Option 2: Change the transformation and/or assertions¶
Alternatively, it is possible to transform English words that denote numbers to their corresponding numeric values. Since people can get up to one hundred years old, or even older, there are many words that we must consider and transform. This can be done with the translateAll()
transformation:
translateAll({
content: 'age',
table: {
'one': 1,
...
'twelve': 12,
...,
'one hundred': 100,
...,
},
key: '_age',
}),
pairs(iri(prefix.id, 'id'),
[a, foaf.Person],
[foaf.age, literal('_age', xsd.nonNegativeInteger)],
),
But even the above transformation may not suffice. The same number can be expressed in multiple ways in natural language, so the mapping will never be truly complete and reliable. This seems to be the worst of the three options in this case.
Option 3: Change the Information Model¶
Finally, we could loosen the Information Model. For example, we could change the datatype to check for strings:
shp:Person_age sh:datatype xsd:string.
But that would invalidate ETLs that generate numeric ages for persons, even though that seems perfectly fine, if not better than generating strings. Also, this would allow literals like 'abc'
to pass validation as a legal value for foaf:age
.
Alternatively, we can remove the sh:datatype
requirement from our Information Model entirely. That would allow either string-based ages or numeric ages to be specified. But now even weirder values for age, e.g. '2023-01-01'^^xsd:date
, would be considered valid values for age.

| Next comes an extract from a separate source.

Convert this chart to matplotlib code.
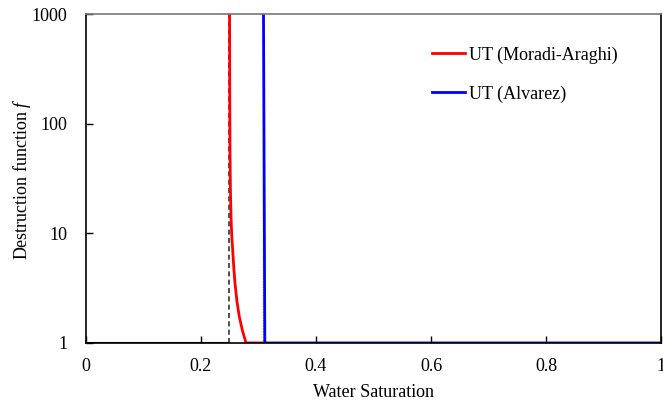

Reflections on which option to choose¶
Notice that TriplyETL does not tell you which of the 3 options you should follow in order to fix issues in your ETL. After all, creating an ETL requires domain knowledge based on which you weight the pros and const of different options. However, TriplyETL does give you the tools to discover issues that prompt you to come up with such solutions. And once you have decided on a specific solution, TriplyETL provides you with the tools to implement it.